======== GIVEN MATERIAL

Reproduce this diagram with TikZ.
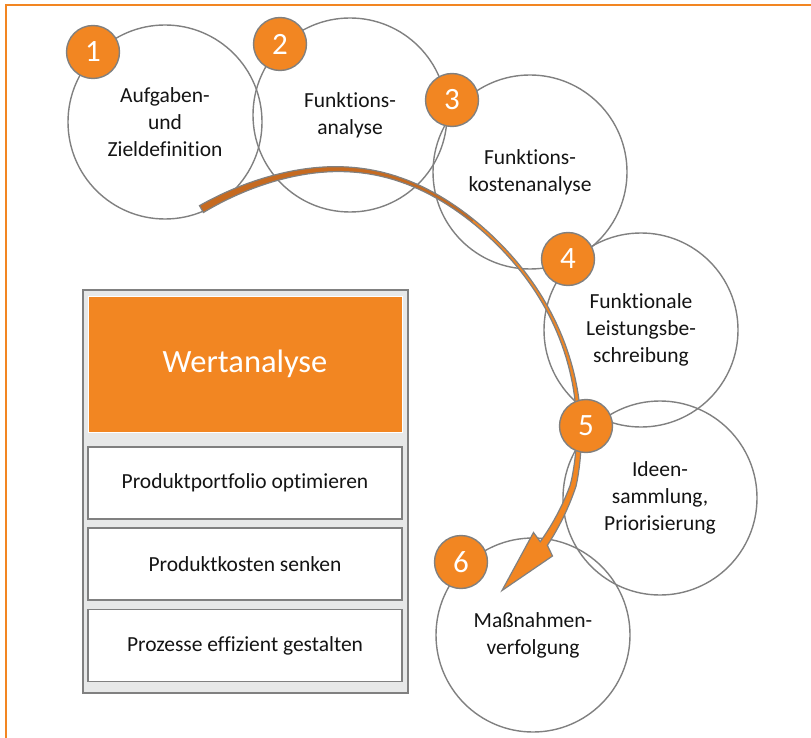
\documentclass[tikz,border=0pt]{standalone}
\usepackage{fontspec}
\setmainfont{Carlito}[Ligatures={NoCommon}]
\definecolor{orng}{RGB}{242,134,34}
\definecolor{orngdark}{RGB}{198,106,32}
\definecolor{cgray}{RGB}{128,128,128}
\definecolor{boxgray}{RGB}{231,232,232}
\definecolor{txt}{RGB}{20,20,20}
\begin{document}
\begin{tikzpicture}[x=1pt,y=-1pt,
  bigc/.style={circle, draw=cgray, line width=1.4pt, minimum size=194pt, inner sep=0pt,
    align=center, text=txt, font=\fontsize{21.5}{27}\selectfont},
  badge/.style={circle, fill=orng, draw=cgray, line width=1.4pt, minimum size=53pt,
    inner sep=0pt, text=white, font=\fontsize{31}{31}\selectfont},
  itembox/.style={rectangle, draw=cgray, line width=1.4pt, fill=white, minimum width=314pt,
    minimum height=72pt, inner sep=0pt, text=txt, font=\fontsize{21.5}{27}\selectfont},
  declare function={
    rr(\t)=254+10*exp(-((\t-280)/25)*((\t-280)/25))-ifthenelse(\t>372,(\t-372)*0.56,0);
    ww(\t)=3+5*((\t-325)/ifthenelse(\t<325,85,62))*((\t-325)/ifthenelse(\t<325,85,62));
  }]
\useasboundingbox (0,0) rectangle (811,738);
\fill[white] (0,0) rectangle (811,738);
% frame
\draw[orng, line width=2pt] (5.5,738) -- (5.5,5) -- (811,5);

% big circles
\node[bigc] (c1) at (165,122) {Aufgaben-\\und\\Zieldefinition};
\node[bigc] (c2) at (350,115) {Funktions-\\analyse};
\node[bigc] (c3) at (530,172) {Funktions-\\kostenanalyse};
\node[bigc] (c4) at (641,330) {Funktionale\\Leistungsbe-\\schreibung};
\node[bigc] (c5) at (660,498) {Ideen-\\sammlung,\\Priorisierung};
\node[bigc] (c6) at (533,635) {Maßnahmen-\\verfolgung};

% curved arrow
\coordinate (hr) at (552.5,556);
\coordinate (htip) at (502,590.5);
\coordinate (hl) at (533.5,532.5);
\path[save path=\arrowshape]
  plot[domain=241:387, samples=100, variable=\t]
    ({325+(rr(\t)+ww(\t)/2)*cos(\t)},{432+(rr(\t)+ww(\t)/2)*sin(\t)})
  -- (hr) -- (htip) -- (hl)
  -- plot[domain=387:241, samples=100, variable=\t]
    ({325+(rr(\t)-ww(\t)/2)*cos(\t)},{432+(rr(\t)-ww(\t)/2)*sin(\t)})
  -- cycle;
\fill[orng, use path=\arrowshape];
\fill[orngdark]
  plot[domain=241:305, samples=50, variable=\t]
    ({325+(rr(\t)+ww(\t)/2)*cos(\t)},{432+(rr(\t)+ww(\t)/2)*sin(\t)})
  -- plot[domain=305:241, samples=50, variable=\t]
    ({325+(rr(\t)-ww(\t)/2)*cos(\t)},{432+(rr(\t)-ww(\t)/2)*sin(\t)})
  -- cycle;
\draw[cgray, line width=1.2pt, line join=miter, use path=\arrowshape];

% badges
\node[badge] (b1) at (93,52) {1};
\node[badge] (b2) at (280,44) {2};
\node[badge] (b3) at (452,100) {3};
\node[badge] (b4) at (568,259) {4};
\node[badge] (b5) at (586,426) {5};
\node[badge] (b6) at (461,562) {6};

% Wertanalyse box
\node[rectangle, draw=cgray, line width=2pt, fill=boxgray, minimum width=325pt,
  minimum height=403pt, inner sep=0pt] (wa) at (245.5,491.5) {};
\node[rectangle, draw=white, line width=1pt, fill=orng, minimum width=314pt,
  minimum height=136pt, inner sep=0pt, text=white, font=\fontsize{32.5}{36}\selectfont]
  (head) at (245,364) {Wertanalyse};
\node[itembox] (i1) at (245,483) {Produktportfolio optimieren};
\node[itembox] (i2) at (245,564) {Produktkosten senken};
\node[itembox] (i3) at (245,645.5) {Prozesse effizient gestalten};
\end{tikzpicture}
\end{document}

================

• **YOUR GOAL**
Quote the listing above in full, except for the pictures.

• **TASK SOLUTION**
Reproduce this diagram with TikZ.
\documentclass[tikz,border=0pt]{standalone}
\usepackage{fontspec}
\setmainfont{Carlito}[Ligatures={NoCommon}]
\definecolor{orng}{RGB}{242,134,34}
\definecolor{orngdark}{RGB}{198,106,32}
\definecolor{cgray}{RGB}{128,128,128}
\definecolor{boxgray}{RGB}{231,232,232}
\definecolor{txt}{RGB}{20,20,20}
\begin{document}
\begin{tikzpicture}[x=1pt,y=-1pt,
  bigc/.style={circle, draw=cgray, line width=1.4pt, minimum size=194pt, inner sep=0pt,
    align=center, text=txt, font=\fontsize{21.5}{27}\selectfont},
  badge/.style={circle, fill=orng, draw=cgray, line width=1.4pt, minimum size=53pt,
    inner sep=0pt, text=white, font=\fontsize{31}{31}\selectfont},
  itembox/.style={rectangle, draw=cgray, line width=1.4pt, fill=white, minimum width=314pt,
    minimum height=72pt, inner sep=0pt, text=txt, font=\fontsize{21.5}{27}\selectfont},
  declare function={
    rr(\t)=254+10*exp(-((\t-280)/25)*((\t-280)/25))-ifthenelse(\t>372,(\t-372)*0.56,0);
    ww(\t)=3+5*((\t-325)/ifthenelse(\t<325,85,62))*((\t-325)/ifthenelse(\t<325,85,62));
  }]
\useasboundingbox (0,0) rectangle (811,738);
\fill[white] (0,0) rectangle (811,738);
% frame
\draw[orng, line width=2pt] (5.5,738) -- (5.5,5) -- (811,5);

% big circles
\node[bigc] (c1) at (165,122) {Aufgaben-\\und\\Zieldefinition};
\node[bigc] (c2) at (350,115) {Funktions-\\analyse};
\node[bigc] (c3) at (530,172) {Funktions-\\kostenanalyse};
\node[bigc] (c4) at (641,330) {Funktionale\\Leistungsbe-\\schreibung};
\node[bigc] (c5) at (660,498) {Ideen-\\sammlung,\\Priorisierung};
\node[bigc] (c6) at (533,635) {Maßnahmen-\\verfolgung};

% curved arrow
\coordinate (hr) at (552.5,556);
\coordinate (htip) at (502,590.5);
\coordinate (hl) at (533.5,532.5);
\path[save path=\arrowshape]
  plot[domain=241:387, samples=100, variable=\t]
    ({325+(rr(\t)+ww(\t)/2)*cos(\t)},{432+(rr(\t)+ww(\t)/2)*sin(\t)})
  -- (hr) -- (htip) -- (hl)
  -- plot[domain=387:241, samples=100, variable=\t]
    ({325+(rr(\t)-ww(\t)/2)*cos(\t)},{432+(rr(\t)-ww(\t)/2)*sin(\t)})
  -- cycle;
\fill[orng, use path=\arrowshape];
\fill[orngdark]
  plot[domain=241:305, samples=50, variable=\t]
    ({325+(rr(\t)+ww(\t)/2)*cos(\t)},{432+(rr(\t)+ww(\t)/2)*sin(\t)})
  -- plot[domain=305:241, samples=50, variable=\t]
    ({325+(rr(\t)-ww(\t)/2)*cos(\t)},{432+(rr(\t)-ww(\t)/2)*sin(\t)})
  -- cycle;
\draw[cgray, line width=1.2pt, line join=miter, use path=\arrowshape];

% badges
\node[badge] (b1) at (93,52) {1};
\node[badge] (b2) at (280,44) {2};
\node[badge] (b3) at (452,100) {3};
\node[badge] (b4) at (568,259) {4};
\node[badge] (b5) at (586,426) {5};
\node[badge] (b6) at (461,562) {6};

% Wertanalyse box
\node[rectangle, draw=cgray, line width=2pt, fill=boxgray, minimum width=325pt,
  minimum height=403pt, inner sep=0pt] (wa) at (245.5,491.5) {};
\node[rectangle, draw=white, line width=1pt, fill=orng, minimum width=314pt,
  minimum height=136pt, inner sep=0pt, text=white, font=\fontsize{32.5}{36}\selectfont]
  (head) at (245,364) {Wertanalyse};
\node[itembox] (i1) at (245,483) {Produktportfolio optimieren};
\node[itembox] (i2) at (245,564) {Produktkosten senken};
\node[itembox] (i3) at (245,645.5) {Prozesse effizient gestalten};
\end{tikzpicture}
\end{document}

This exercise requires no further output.